At the Harmony in Food and Farming Conference, held last week at Llandovery College in Wales, Eosta presented the results of the innovative ‘True Cost Accounting in Farming and Finance’ pilot programme, which builds on the Prince’s Accounting for Sustainability Project, established in 2004. The Prince, a long-time advocate for organic farming, congratulated Eosta on the results.
Speaking during the conference, Prince Charles argued that our society needs a more inclusive approach ‘in the way our entire economy is geared’, warning against the notion that in economy and farming ‘all that matters is the bottom line’. If we continue on that path, he said, humanity’s place on earth could be ‘derailed for good’. The Prince’s remarks at the event followed previous statements in favour of True Cost Accounting tools. In December 2013, he said: “It is the economic invisibility of nature that is the root of the problem. We should include the true cost in the bottom line of our profit calculation, rather than exclude them.”
The True Cost Accounting for Food, Farming and Finance pilot which was presented at the conference, offers a practical tool to do just that: it helps farmers, food companies and financial institutions to monetise the hidden impacts of modern farming practices on planet and people. The report was personally presented to the Prince by Costa CEO Volkert Engelsman at the Llwynywermod Estate, one of the Prince’s farms.
Eosta is an international leading importer, packer and distributor of organic fruits and vegetables, based in the Netherlands. The True Cost Accounting pilot calculated the cost of impacts such as soil erosion and water pollution for several of Eosta’s products, including organic apples from Argentina and organic oranges from South Africa. These numbers were compared with non-organic products. The report also included an integrated profit and loss statement for Eosta; one of the first to be published for a SME company worldwide.
Eosta CEO Volkert Engelsman said: “We have found large differences between the impacts of organic and conventional production. For example, the calculation shows a 19 eurocents per kilo advantage for organic apples in health impact. The report makes clear that organic food is not too expensive, but rather conventional food is too cheap.’ The Prince of Wales, being a passionate advocate for organic farming since 1985, as well as a pioneer in True Cost accounting since 2004, congratulated Engelsman.
In the past, Prince Charles has made explicit statements about the need for True Cost Accounting tools, stating at a Royal Geographic Society conference in London in December 2013: “We have to find a way of valuing in financial terms the increasing damage done to the earth’s life support systems by our food production. It is the economic invisibly of nature that is the root of the problem. The value of the planet’s ecosystems has not been taken into account fully and consistently in our decision making systems. We should include the true cost in the bottom line of our profit calculation, rather than exclude them. Otherwise our capacity to feed the world’s rising population, on the back of an increasingly weakened ecosystem, will lead to conflict and misery on an unimaginable scale.”

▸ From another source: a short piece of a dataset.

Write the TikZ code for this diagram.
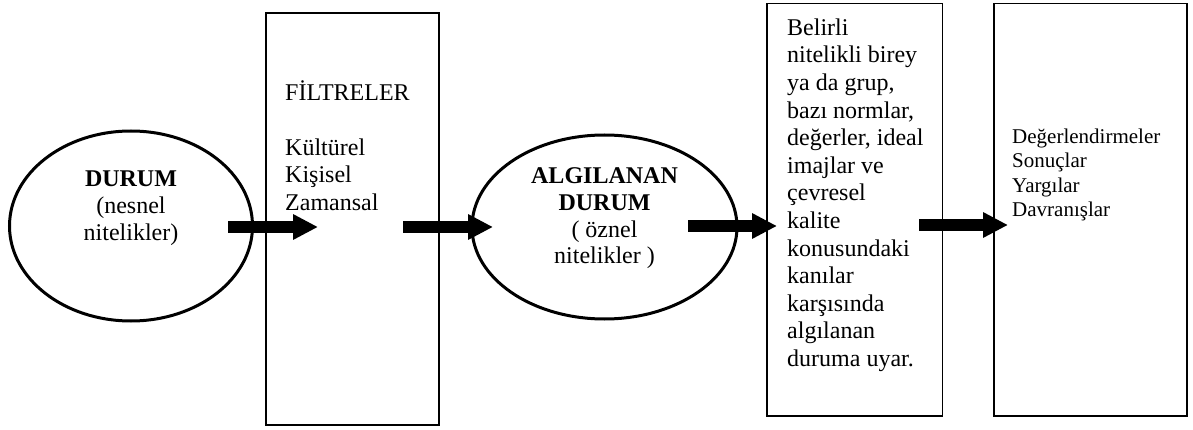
\documentclass[tikz,border=0pt]{standalone}
\usepackage{fontspec}
\setmainfont{Liberation Serif}
\usetikzlibrary{shapes.geometric,arrows.meta}
\begin{document}
\begin{tikzpicture}[x=1pt,y=-1pt,
  oval/.style={ellipse,draw,line width=3pt,inner sep=0pt},
  tallbox/.style={rectangle,draw,line width=1.8pt,inner sep=0pt},
  txt/.style={inner sep=0pt,font=\fontsize{24}{27.6}\selectfont},
  ovaltxt/.style={txt,align=center,anchor=north,font=\fontsize{24}{26.7}\selectfont},
  boxtxt/.style={txt,align=left,anchor=north west},
  blockarrow/.style={line width=12pt,-{Triangle[length=25pt,width=24pt]}}]
\useasboundingbox (0,0) rectangle (1193,430);
% shapes
\node[oval,minimum width=243pt,minimum height=190pt] (durum) at (131,226) {};
\node[tallbox,minimum width=173pt,minimum height=412pt] (filtre) at (352.5,219) {};
\node[oval,minimum width=265pt,minimum height=184pt] (algi) at (604.5,227) {};
\node[tallbox,minimum width=175.5pt,minimum height=412.5pt] (uyar) at (854.75,209.75) {};
\node[tallbox,minimum width=193pt,minimum height=412.5pt] (sonuc) at (1090.5,209.75) {};
% texts
\node[ovaltxt] (durumtxt) at (131,165.5) {\rule{0pt}{21pt}\textbf{DURUM}\\(nesnel\\nitelikler)};
\node[ovaltxt] (algitxt) at (604.5,162.5) {\rule{0pt}{21pt}\textbf{ALGILANAN}\\\textbf{DURUM}\\( öznel\\nitelikler )};
\node[boxtxt] (filtretxt) at (285,79) {\rule{0pt}{21pt}FİLTRELER\\[27.6pt]Kültürel\\Kişisel\\Zamansal};
\node[boxtxt] (uyartxt) at (787,14) {\rule{0pt}{21pt}Belirli\\nitelikli birey\\ya da grup,\\bazı normlar,\\değerler, ideal\\imajlar ve\\çevresel\\kalite\\konusundaki\\kanılar\\karşısında\\algılanan\\duruma uyar.};
\node[boxtxt,font=\fontsize{21}{24.4}\selectfont] (sonuctxt) at (1012,124.3) {\rule{0pt}{19pt}Değerlendirmeler\\Sonuçlar\\Yargılar\\Davranışlar};
% arrows
\coordinate (a1s) at (228,227);
\coordinate (a1e) at (318,227);
\coordinate (a2s) at (403,227);
\coordinate (a2e) at (493,227);
\coordinate (a3s) at (688,226);
\coordinate (a3e) at (777,226);
\coordinate (a4s) at (919,225);
\coordinate (a4e) at (1008,225);
\draw[blockarrow] (a1s) -- (a1e);
\draw[blockarrow] (a2s) -- (a2e);
\draw[blockarrow] (a3s) -- (a3e);
\draw[blockarrow] (a4s) -- (a4e);
\end{tikzpicture}
\end{document}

The Harmony in Food and Farming Conference was organised by the Sustainable Food Trust, and was inspired by ‘Harmony’, the book which Prince Charles published in 2010. In the book, he argued that there are timeless underlying laws and principles behind our interaction with nature. An understanding of the principles of Harmony will better place us to address the climatic, ecological and public health challenges of our time.
Eosta developed its True Cost Accounting approach in close cooperation with EY (formerly Ernst & Young) and Soil & More, with support from Triodos Bank and Hivos. The work builds on earlier modelling by TEEbAg, A4S, FiBL, WHO, FAO, NCC and individual researchers.